Author: Evelina Belden
Recipient: Ellen Scranton Belden
Date: 8 September 1921
Document Type: Typed Letter
Location: Evelina Belden Paulson Papers, RG 30/406, Series II, Box 3, Letter No. 2152, O. C. A.
Belden wrote the following letter to her mother in Oberlin, addressing why she is an internationalist and has taken up this work. Belden cited her upbringing and education as reasons for her interest in world beyond her backyard and identified childhood as the time that is most crucial to the development of global empathy.
Original Both Transcription
Warsaw, Poland, September 8, 1921.
“What is Poland”, asked a childish voice over the study table. The father of the family who sat in the midst of the group of sturdy faced youngsters of assorted ages, leaned over to the xxxxx globe on the lamp and pointed out three colors. Many another question had been answered by that globe for it was a map of the world painted on glass through which shone the light by which the children learned their lessons. Poland was such an interesting country that evening as father gave the romance of its partition after its days of cultural leadership for all Europe. Brother xxxxx Will caught up some of father’s words and led us beyond into the romance of Thadeus of Warsaw which he had been reading, and mother came in from singing the baby to bed binging [sic] a bit of home spun [sic] cloth to illustrate the story of the wealth of the great plains where Russians and Poles were then contending for control. On the wall bookcase was a pair of brass candlesticks made by the Russians on another table was a bit of beautifully embroidered handwoven cloth made by some Bulgarians, a picture of a German University town hung over the fire place [sic]. I can see the same hand which pointed to the globes story of Poland point to the art of the other enemy countries while at the same time telling the story of the partition of the plains of the Poles. It is all so blended inmy [sic] memory that I seem to see the good of the partitioning lands while I hear the evil of the past history. It is blended into a sort of harmonious picture because this was not the first night the room had told us the history of nations. And the Tonight I sit writing in the free capital of united Poland wondering for an instant why I instinctively love the art of these beautiful buildings, of the exquisite linen, the symetry [sic] of the ancient architecture in the historic city of Cracow, and the beauty of lines of the peasant costumes.
That study lamp carried us children many times around the world , gave us the wonders of the arctic aureborealis [sic], the music of the Venetian gondolas, the fragrance of the Scotch heather, the mystery of the Spanish castles, soleminity [sic] of Egyptian pyramids, the isolation of African jungles, the glory of Alpine climes, the pace of tropic xxxxx calms. Without airplanes we flew from country to country always in romance of history and geography and literature and art, until we were deeply in love with the best in each of the lands within out [sic] world vision.
In calmer moods we listened to out [sic] parents or our older brother and sisters read from the books which always lay about as good friends on the chairs, on the tables, on the mantles.

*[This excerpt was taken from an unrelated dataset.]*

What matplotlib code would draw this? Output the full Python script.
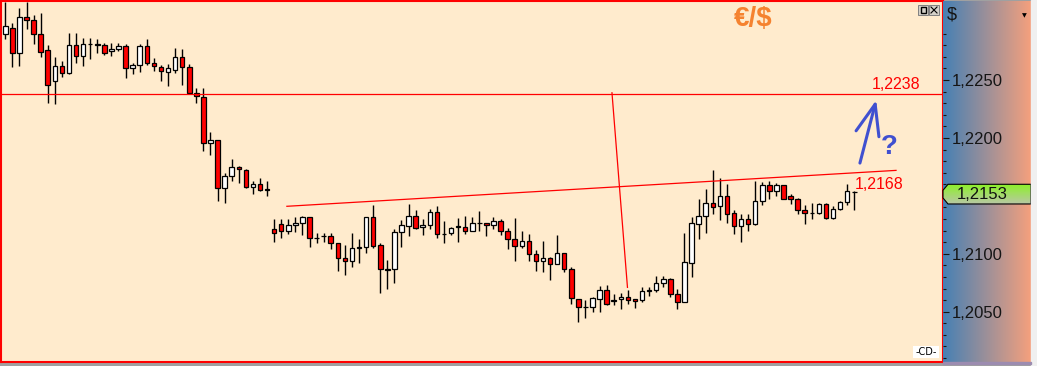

Visitors thought how disorderly they lay but we just felt them to be other people living in our study rooms and all over the house. In fact our study room was only th [sic] dining room table cleared. xxxxxx
Such sorts of unconventional books as we has [sic] some people thought: Kardee the Hindee Girl, How the Other Half Lives, The Chinese Slave Girl, Stanleys How I found Livingston in the wilds of Africa, The Life of Cyrus Hamlin wh [sic] founded Robert College in Constantinople, German fairy stories in German, a firstxxxxx Greek primer, The Swiss Family Robinson, Hans Brinker and the Silver skates in Holland, Robinson Crusoe, the encyclopedia Britanica, a natural history, Gullivers Travels, [sic]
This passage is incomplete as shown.